Goal of the exercise:
Below is a listing. Return the lines from the one that contains "Generate a Python" to the one that contains "plt.rcParams['axes.unicode_minus'] = False", both ends included, verbatim and with no pictures.

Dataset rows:
** Begin **

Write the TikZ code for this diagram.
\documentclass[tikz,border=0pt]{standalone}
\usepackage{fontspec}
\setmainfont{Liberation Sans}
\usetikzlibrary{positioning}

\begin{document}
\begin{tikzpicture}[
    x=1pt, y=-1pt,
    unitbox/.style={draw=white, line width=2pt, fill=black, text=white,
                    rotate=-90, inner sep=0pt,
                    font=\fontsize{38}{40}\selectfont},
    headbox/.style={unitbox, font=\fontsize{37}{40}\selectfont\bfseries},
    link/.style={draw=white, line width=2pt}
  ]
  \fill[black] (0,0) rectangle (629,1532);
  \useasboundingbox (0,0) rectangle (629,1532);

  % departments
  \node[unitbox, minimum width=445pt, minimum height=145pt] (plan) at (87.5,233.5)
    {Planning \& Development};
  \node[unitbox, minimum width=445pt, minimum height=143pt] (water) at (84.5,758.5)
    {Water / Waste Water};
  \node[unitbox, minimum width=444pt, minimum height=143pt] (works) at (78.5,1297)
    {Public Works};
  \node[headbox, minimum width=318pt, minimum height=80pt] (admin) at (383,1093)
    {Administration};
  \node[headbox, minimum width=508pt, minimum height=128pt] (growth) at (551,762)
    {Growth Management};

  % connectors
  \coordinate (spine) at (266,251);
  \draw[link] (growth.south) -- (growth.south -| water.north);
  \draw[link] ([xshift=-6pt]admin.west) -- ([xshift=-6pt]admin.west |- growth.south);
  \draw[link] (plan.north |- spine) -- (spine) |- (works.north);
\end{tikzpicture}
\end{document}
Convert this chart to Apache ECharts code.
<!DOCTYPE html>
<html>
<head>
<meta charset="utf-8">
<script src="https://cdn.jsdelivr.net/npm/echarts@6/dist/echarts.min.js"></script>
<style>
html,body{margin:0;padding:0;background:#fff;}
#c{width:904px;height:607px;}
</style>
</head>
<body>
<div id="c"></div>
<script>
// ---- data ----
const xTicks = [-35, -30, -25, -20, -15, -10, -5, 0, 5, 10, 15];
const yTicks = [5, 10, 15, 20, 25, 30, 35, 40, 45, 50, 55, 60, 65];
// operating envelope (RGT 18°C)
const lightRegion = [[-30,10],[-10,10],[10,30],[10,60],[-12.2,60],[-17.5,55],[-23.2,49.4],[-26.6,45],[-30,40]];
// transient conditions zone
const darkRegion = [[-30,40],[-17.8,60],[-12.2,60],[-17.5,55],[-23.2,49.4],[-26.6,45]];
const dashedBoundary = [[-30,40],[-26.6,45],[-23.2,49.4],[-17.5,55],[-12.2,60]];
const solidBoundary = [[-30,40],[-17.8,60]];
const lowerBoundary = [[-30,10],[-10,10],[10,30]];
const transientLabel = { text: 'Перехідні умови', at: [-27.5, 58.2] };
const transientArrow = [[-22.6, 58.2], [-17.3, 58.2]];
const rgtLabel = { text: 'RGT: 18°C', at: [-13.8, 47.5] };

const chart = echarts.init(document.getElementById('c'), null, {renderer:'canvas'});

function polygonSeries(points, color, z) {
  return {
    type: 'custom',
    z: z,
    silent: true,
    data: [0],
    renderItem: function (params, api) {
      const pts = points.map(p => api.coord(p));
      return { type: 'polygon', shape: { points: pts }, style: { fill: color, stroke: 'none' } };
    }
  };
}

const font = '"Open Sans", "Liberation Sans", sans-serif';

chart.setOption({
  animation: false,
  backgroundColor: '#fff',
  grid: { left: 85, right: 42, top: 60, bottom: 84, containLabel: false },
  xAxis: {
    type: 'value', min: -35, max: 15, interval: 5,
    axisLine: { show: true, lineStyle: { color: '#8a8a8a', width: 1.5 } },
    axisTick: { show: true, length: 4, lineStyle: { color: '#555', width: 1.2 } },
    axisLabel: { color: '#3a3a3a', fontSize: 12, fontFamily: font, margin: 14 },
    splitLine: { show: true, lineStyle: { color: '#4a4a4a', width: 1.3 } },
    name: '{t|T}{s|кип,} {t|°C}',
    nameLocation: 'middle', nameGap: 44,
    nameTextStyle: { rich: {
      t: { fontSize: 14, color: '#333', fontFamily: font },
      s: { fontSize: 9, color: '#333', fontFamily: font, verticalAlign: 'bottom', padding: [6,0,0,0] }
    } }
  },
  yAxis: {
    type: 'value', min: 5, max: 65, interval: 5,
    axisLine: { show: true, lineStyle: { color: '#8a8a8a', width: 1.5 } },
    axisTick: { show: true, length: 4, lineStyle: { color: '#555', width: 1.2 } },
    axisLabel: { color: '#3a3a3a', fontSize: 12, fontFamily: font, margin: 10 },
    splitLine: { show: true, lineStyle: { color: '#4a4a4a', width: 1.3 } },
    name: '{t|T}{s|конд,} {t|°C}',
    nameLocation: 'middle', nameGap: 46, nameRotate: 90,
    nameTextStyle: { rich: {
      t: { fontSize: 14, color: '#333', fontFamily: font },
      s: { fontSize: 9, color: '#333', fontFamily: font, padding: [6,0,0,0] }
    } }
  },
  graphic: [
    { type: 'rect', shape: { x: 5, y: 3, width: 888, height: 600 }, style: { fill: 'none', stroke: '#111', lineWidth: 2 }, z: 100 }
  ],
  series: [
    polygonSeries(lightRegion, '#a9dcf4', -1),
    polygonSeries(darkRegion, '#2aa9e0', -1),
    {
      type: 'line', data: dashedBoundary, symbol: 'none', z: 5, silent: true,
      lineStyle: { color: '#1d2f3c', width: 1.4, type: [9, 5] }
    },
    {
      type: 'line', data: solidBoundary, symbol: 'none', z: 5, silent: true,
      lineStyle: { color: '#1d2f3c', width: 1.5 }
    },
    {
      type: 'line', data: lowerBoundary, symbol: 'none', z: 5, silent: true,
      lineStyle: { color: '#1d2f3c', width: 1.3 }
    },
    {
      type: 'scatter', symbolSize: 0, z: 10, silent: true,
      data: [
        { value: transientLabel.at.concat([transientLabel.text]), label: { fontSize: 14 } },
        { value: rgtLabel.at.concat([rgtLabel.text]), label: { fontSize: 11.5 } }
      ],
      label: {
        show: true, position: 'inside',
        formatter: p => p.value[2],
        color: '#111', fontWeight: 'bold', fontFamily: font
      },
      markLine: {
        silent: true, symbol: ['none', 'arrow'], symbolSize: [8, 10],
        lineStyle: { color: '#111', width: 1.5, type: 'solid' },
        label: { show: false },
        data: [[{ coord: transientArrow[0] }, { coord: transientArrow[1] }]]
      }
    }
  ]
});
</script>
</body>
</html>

** End **
** Begin **

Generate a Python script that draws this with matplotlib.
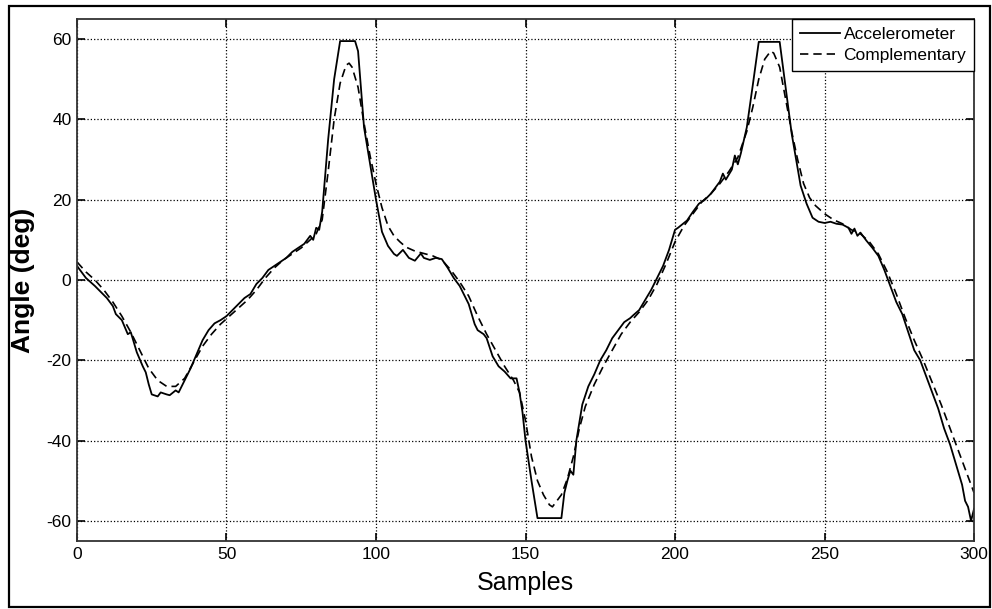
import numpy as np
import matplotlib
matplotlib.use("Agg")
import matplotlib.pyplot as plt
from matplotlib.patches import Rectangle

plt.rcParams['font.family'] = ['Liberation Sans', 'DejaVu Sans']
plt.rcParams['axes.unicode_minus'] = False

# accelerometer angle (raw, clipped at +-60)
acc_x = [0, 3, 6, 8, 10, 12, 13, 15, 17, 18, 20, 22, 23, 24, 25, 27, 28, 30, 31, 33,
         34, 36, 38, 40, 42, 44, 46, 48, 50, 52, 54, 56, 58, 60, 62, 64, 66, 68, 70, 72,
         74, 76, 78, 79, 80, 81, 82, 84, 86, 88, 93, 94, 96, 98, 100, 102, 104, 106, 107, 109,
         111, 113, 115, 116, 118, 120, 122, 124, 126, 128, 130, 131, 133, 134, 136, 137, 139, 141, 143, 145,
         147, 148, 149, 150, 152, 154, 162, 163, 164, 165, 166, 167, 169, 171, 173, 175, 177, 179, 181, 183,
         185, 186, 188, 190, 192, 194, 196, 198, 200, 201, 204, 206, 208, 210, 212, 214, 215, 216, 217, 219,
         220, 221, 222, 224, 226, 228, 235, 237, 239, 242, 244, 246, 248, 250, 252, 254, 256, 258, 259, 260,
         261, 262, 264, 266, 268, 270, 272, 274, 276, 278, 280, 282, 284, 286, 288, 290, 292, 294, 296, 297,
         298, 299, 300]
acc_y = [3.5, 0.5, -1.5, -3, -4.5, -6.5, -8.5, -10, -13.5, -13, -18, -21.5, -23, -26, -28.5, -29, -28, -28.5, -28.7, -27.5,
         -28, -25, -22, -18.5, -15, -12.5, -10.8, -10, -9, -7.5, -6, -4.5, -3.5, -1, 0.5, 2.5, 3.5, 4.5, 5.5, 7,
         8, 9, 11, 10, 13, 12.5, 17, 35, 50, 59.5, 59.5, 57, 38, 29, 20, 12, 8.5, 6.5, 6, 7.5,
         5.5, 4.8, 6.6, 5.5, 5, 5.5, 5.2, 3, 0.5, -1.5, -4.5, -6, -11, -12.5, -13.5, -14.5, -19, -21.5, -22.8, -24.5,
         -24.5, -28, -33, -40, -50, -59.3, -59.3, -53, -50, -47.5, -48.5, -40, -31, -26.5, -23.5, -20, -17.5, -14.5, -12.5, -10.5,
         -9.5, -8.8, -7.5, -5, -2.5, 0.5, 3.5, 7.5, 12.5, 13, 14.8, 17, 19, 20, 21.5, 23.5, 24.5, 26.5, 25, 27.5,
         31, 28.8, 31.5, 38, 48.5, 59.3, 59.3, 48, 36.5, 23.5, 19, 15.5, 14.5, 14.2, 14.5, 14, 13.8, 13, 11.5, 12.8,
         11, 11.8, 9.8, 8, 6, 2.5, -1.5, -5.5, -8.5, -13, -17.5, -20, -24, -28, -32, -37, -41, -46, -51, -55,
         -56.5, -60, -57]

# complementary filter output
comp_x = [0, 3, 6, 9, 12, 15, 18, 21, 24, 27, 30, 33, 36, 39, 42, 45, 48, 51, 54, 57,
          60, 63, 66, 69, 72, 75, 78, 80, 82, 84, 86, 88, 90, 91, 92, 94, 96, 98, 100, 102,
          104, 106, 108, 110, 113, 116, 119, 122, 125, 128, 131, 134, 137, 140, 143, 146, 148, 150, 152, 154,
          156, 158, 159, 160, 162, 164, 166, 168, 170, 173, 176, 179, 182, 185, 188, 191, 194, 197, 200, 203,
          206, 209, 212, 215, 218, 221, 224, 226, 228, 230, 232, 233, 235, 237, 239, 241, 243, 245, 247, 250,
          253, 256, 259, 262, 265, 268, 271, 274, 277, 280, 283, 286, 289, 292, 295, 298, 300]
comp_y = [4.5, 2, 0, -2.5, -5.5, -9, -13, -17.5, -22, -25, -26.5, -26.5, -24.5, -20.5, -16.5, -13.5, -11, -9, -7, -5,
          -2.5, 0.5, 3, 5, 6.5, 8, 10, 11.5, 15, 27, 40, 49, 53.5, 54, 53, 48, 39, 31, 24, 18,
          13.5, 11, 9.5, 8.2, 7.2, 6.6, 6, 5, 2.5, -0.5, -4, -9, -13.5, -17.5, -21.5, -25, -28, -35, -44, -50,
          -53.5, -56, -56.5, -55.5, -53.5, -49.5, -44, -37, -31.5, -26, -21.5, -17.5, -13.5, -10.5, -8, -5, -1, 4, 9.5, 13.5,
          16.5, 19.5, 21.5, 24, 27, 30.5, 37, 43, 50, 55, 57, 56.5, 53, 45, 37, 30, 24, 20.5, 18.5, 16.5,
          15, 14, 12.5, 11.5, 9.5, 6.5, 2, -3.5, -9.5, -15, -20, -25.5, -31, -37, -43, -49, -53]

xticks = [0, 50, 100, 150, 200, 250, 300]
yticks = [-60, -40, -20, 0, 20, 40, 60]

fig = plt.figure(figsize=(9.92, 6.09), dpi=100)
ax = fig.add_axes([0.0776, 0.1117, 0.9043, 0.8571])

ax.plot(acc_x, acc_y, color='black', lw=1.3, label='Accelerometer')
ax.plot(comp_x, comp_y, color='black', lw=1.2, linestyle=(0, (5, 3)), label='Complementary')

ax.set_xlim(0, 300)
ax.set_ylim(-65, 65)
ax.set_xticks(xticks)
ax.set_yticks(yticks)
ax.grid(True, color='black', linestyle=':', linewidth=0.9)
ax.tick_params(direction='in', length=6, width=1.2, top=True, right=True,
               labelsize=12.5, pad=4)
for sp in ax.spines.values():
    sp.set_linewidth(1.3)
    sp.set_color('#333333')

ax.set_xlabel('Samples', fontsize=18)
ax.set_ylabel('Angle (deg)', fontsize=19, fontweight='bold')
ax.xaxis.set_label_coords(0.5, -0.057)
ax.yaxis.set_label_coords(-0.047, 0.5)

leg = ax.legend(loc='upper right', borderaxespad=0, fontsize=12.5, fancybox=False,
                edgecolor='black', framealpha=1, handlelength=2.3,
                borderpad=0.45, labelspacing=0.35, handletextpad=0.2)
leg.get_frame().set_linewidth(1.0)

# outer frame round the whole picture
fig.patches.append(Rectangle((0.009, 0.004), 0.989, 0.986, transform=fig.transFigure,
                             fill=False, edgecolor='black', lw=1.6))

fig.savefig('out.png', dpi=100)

** End **

Answer for the task:
Generate a Python script that draws this with matplotlib.
import numpy as np
import matplotlib
matplotlib.use("Agg")
import matplotlib.pyplot as plt
from matplotlib.patches import Rectangle

plt.rcParams['font.family'] = ['Liberation Sans', 'DejaVu Sans']
plt.rcParams['axes.unicode_minus'] = False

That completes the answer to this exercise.